Experimental measurement of phase averaged wall-pressure distributions for a 25% eccentric whirling annular seal

• Main Author: Cusano, Domenic
• Other Authors: Morrison, Gerald L.
• Format: Others
• Language: en_US
• Published: Texas A&M University 2006
• Subjects: Whirl; annular; seals
• Online Access: http://hdl.handle.net/1969.1/3955

Instantaneous wall-pressure data were recorded for a 25% eccentric whirling annular seal for rotor speeds of 1800RPM and 3600RPM, axial Reynolds numbers of 24000 and 12000, and whirl ratios of 0.1-1.0 following the procedure set forth by Winslow (1994), Robic (1999) and Suryanarayanan (2003).
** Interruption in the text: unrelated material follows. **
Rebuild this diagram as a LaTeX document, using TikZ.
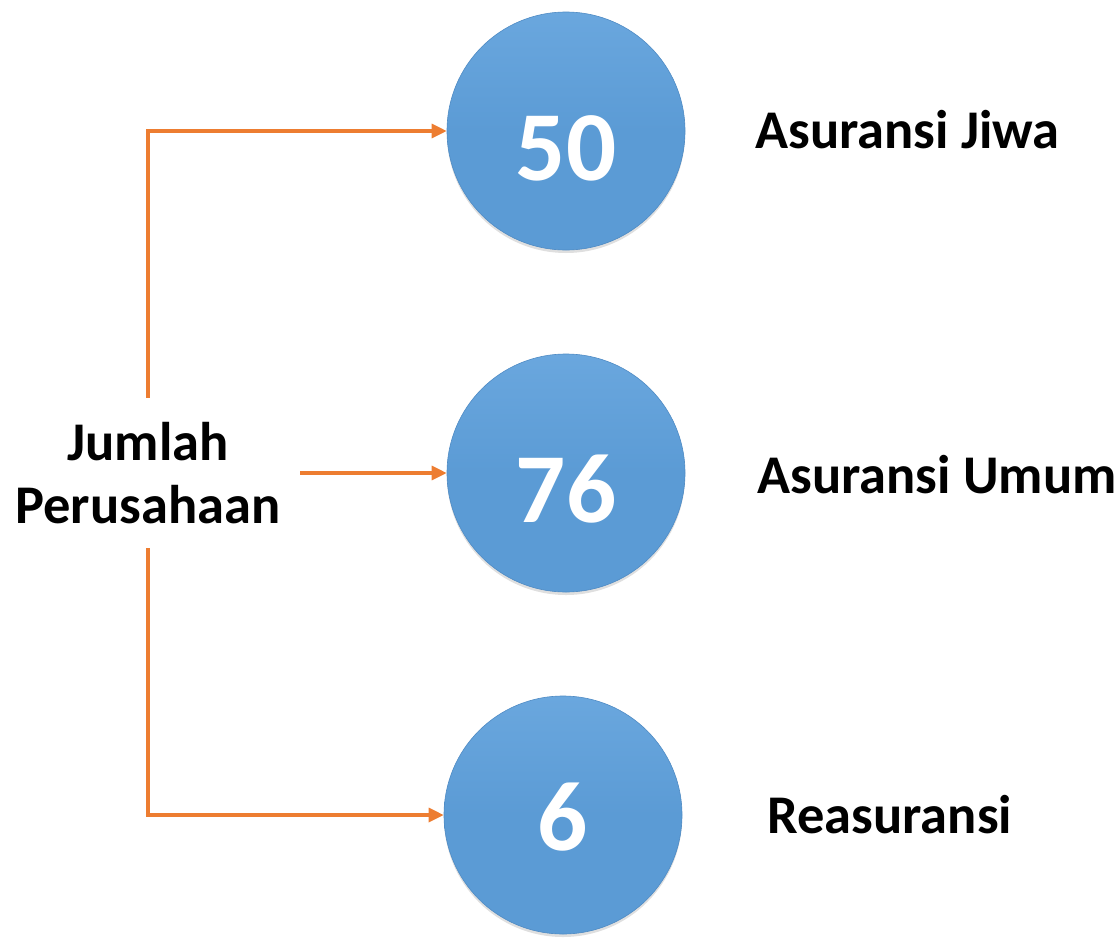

Overall, the phase averaged wall-pressure distributions were consistent with previous results. The “switch” in the pressure distribution measured by Suryanarayanan (2003) and Robic (1999) from pressure to suction between the seal entrance and exit occurs at and above a whirl ratio of 0.7 for 1800RPM and 0.4 for 3600RPM. For both rotor speeds, decreasing the flow rate by one-half also decreases the wall pressure fluctuation distributions by one-half. For whirl ratios less than 0.5, the phase averaged pressure field was relatively constant which leads to minimal forces being imparted on the rotor by the fluid in the annulus. Talyor-Gortler vortices are measured for 1800RPM and Re=24000 at whirl ratios 0.1 and 0.3-0.7. As the whirl ratio increases past 0.5, longitudinal vortices begin to emerge in the pressure contours and skew axially with 180° shifts occurring when the Taylor-Reynolds ratio is large enough. Longitudinal vortices were measured for both rotor speeds when the whirling motion is greater than 1400RPM for Re=12000 and greater than 1600RPM for Re=24000. Attempts were made to apply Childs (1983) procedure for finding the rotordynamic coefficients of annular seals; however, the seal moves in a non-circular orbit about the seal’s center so Childs analysis cannot be applied.